Les Ukrainiens et les Occidentaux y voient la menace des préparatifs d'une attaque menée sous un faux drapeau, suspectant la Russie d'être prête à faire exploser elle-même une "bombe sale" pour justifier une escalade militaire, par exemple en employant une arme nucléaire tactique en représailles. "Il y a un schéma récurrent dans ce conflit (...) Les Russes ont accusé les Ukrainiens et d'autres pays de ce qu'ils planifiaient eux-mêmes. C'est ce qui nous inquiète", a ainsi réagi le porte-parole du département d'État américain, Ned Price. Néanmoins, "nous n'avons vu aucune raison de changer notre posture nucléaire" et "aucune indication que les Russes préparaient le déploiement d'une arme nucléaire", a-t-il précisé.

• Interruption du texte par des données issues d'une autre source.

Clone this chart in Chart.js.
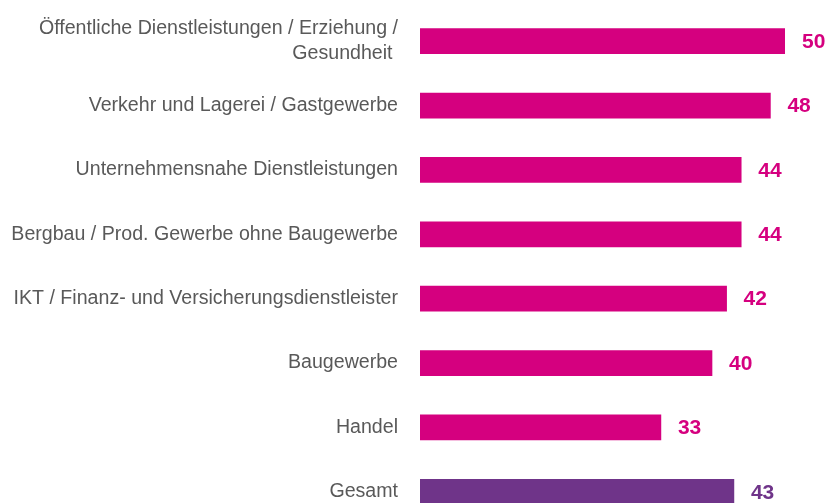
<!DOCTYPE html>
<html>
<head>
<meta charset="utf-8">
<script src="https://cdn.jsdelivr.net/npm/chart.js@4"></script>
<style>
  html, body { margin: 0; padding: 0; background: #fff; overflow: hidden; }
  #wrap { width: 830px; height: 524px; }
</style>
</head>
<body>
<div id="wrap"><canvas id="myBarChart" width="830" height="524"></canvas></div>
<script>
var categories = [
  ["Öffentliche Dienstleistungen / Erziehung /", "Gesundheit "],
  "Verkehr und Lagerei / Gastgewerbe",
  "Unternehmensnahe Dienstleistungen",
  "Bergbau / Prod. Gewerbe ohne Baugewerbe",
  "IKT / Finanz- und Versicherungsdienstleister",
  "Baugewerbe",
  "Handel",
  "Gesamt"
];
var values = [50, 48, 44, 44, 42, 40, 33, 43];
var barColors = ["#d5007f", "#d5007f", "#d5007f", "#d5007f", "#d5007f", "#d5007f", "#d5007f", "#6f3489"];

// draws the numbers right of each bar
var valueLabels = {
  id: "valueLabels",
  afterDatasetsDraw: function (chart) {
    var ctx = chart.ctx;
    var meta = chart.getDatasetMeta(0);
    ctx.save();
    ctx.font = "bold 21px 'Liberation Sans', Arial, sans-serif";
    ctx.textAlign = "left";
    ctx.textBaseline = "middle";
    meta.data.forEach(function (bar, i) {
      ctx.fillStyle = barColors[i];
      ctx.fillText(values[i], bar.x + 17, bar.y + 1);
    });
    ctx.restore();
  }
};

var ctx2 = document.getElementById("myBarChart").getContext("2d");
var myBarChart = new Chart(ctx2, {
  type: "bar",
  data: {
    labels: categories,
    datasets: [
      {
        data: values,
        backgroundColor: barColors,
        borderWidth: 0,
        barThickness: 25
      }
    ]
  },
  options: {
    indexAxis: "y",
    responsive: false,
    animation: false,
    layout: { padding: { top: 9, right: 45, left: 0, bottom: 0 } },
    scales: {
      x: {
        display: false,
        min: 0,
        max: 50
      },
      y: {
        grid: { display: false, drawTicks: false },
        border: { display: false },
        afterFit: function (scale) {
          scale.width = 420;
          scale.paddingTop = 0;
          scale.paddingBottom = 0;
        },
        ticks: {
          padding: 22,
          color: "#595959",
          font: { family: "'Liberation Sans', Arial, sans-serif", size: 19.6, lineHeight: 1.3 }
        }
      }
    },
    plugins: {
      legend: { display: false },
      tooltip: { enabled: false }
    }
  },
  plugins: [valueLabels]
});
</script>
</body>
</html>
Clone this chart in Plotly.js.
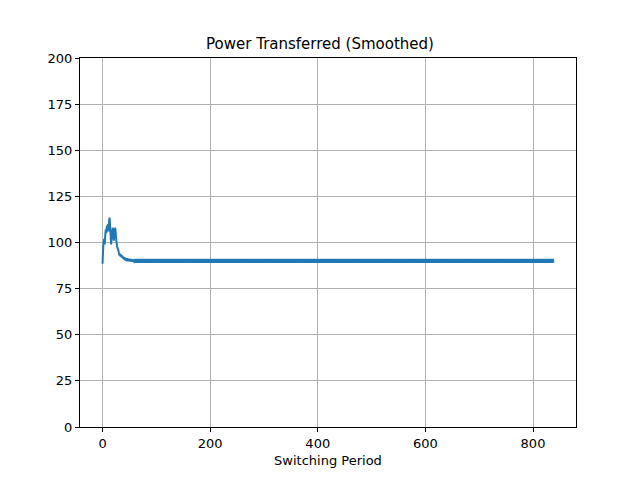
<!DOCTYPE html>
<html>
<head>
<script src="https://cdn.plot.ly/plotly-3.0.1.min.js"></script>
<style>body{margin:0}</style>
</head>
<body>
<div id="plot" style="width:640px;height:480px"></div>
<script>
// early transient (one value per switching period)
const startValues = [88.5, 96, 100, 102, 99, 104, 107, 105, 109, 108, 110, 106, 111, 113.5, 109, 104, 99, 103, 106, 108, 104, 101, 105, 108, 107, 103, 100, 98, 97, 96,
  95, 93, 94, 92.5, 93.5, 92, 93, 91.5, 92.5, 91, 92, 90.5, 91.8, 90.2, 91.5, 89.8, 91.5, 90, 91.2, 89.8, 91.2, 89.7, 91, 89.8, 91, 89.6, 90.9, 89.6, 90.8, 89.5];
// steady-state ripple cycle seen as the thick band after ~60
const rippleCycle = [89.0, 91.1, 89.1, 91.0];
const totalPeriods = 839;

const y = startValues.slice();
while (y.length < totalPeriods) y.push(rippleCycle[y.length % rippleCycle.length]);
const x = y.map((_, i) => i);

const axisCommon = {
  showline: true, mirror: true, linecolor: "black", linewidth: 1,
  ticks: "outside", ticklen: 4, tickcolor: "black",
  showgrid: true, gridcolor: "#b0b0b0", gridwidth: 1, zeroline: false,
  tickfont: {size: 13, color: "black"}
};

Plotly.newPlot("plot", [{
  x: x, y: y, type: "scatter", mode: "lines",
  line: {color: "#1f77b4", width: 2, simplify: false}
}], {
  width: 640, height: 480,
  margin: {l: 80, r: 64, t: 58, b: 53},
  paper_bgcolor: "white", plot_bgcolor: "white",
  font: {family: "DejaVu Sans", color: "black"},
  title: {text: "Power Transferred (Smoothed)", font: {size: 15}, x: 0.5, y: 0.897, yanchor: "bottom"},
  xaxis: Object.assign({}, axisCommon, {range: [-41.9, 879.9], dtick: 200,
    title: {text: "Switching Period", font: {size: 13}, standoff: 6}}),
  yaxis: Object.assign({}, axisCommon, {range: [0, 200], dtick: 25})
}, {displayModeBar: false});
</script>
</body>
</html>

Au début de son offensive, Moscou avait déjà accusé l'Ukraine de préparer des armes bactériologiques dans des laboratoires secrets financés par les États-Unis, des allégations qui avaient aussi été démenties par Kiev.
Les allégations de "bombe sale" interviennent alors que les forces russes sont en difficulté sur plusieurs fronts en Ukraine, ayant perdu des milliers de kilomètres carrés en septembre dans le nord-est et désormais en recul dans la région de Kherson, dans le sud, où les autorités d'occupation russe organisent des évacuations de la population face aux avancées de Kiev.
Le commandement ukrainien a annoncé lundi avoir repris 90 localités au total aux forces russes dans la région de Kherson, l'un des quatre territoires d'Ukraine dont Moscou a revendiqué l'annexion en septembre, et quatre villages dans l'est du pays, dans les régions de Donetsk et Lougansk.
Moscou a mené ces dernières semaines plusieurs séries de frappes massives, notamment avec des drones-suicides de fabrication iranienne, contre des infrastructures critiques ukrainiennes. Les bombardements russes ont provoqué dimanche de nouvelles coupures d'électricité à travers l'Ukraine, poussant les autorités à introduire des restrictions et à appeler les Ukrainiens au rationnement.
La Russie dénonce de son côté une "augmentation considérable" des tirs ukrainiens visant ses régions frontalières, notamment celles de Belgorod et Koursk où des lignes de défense sont en train d'être construites en cas d'attaque.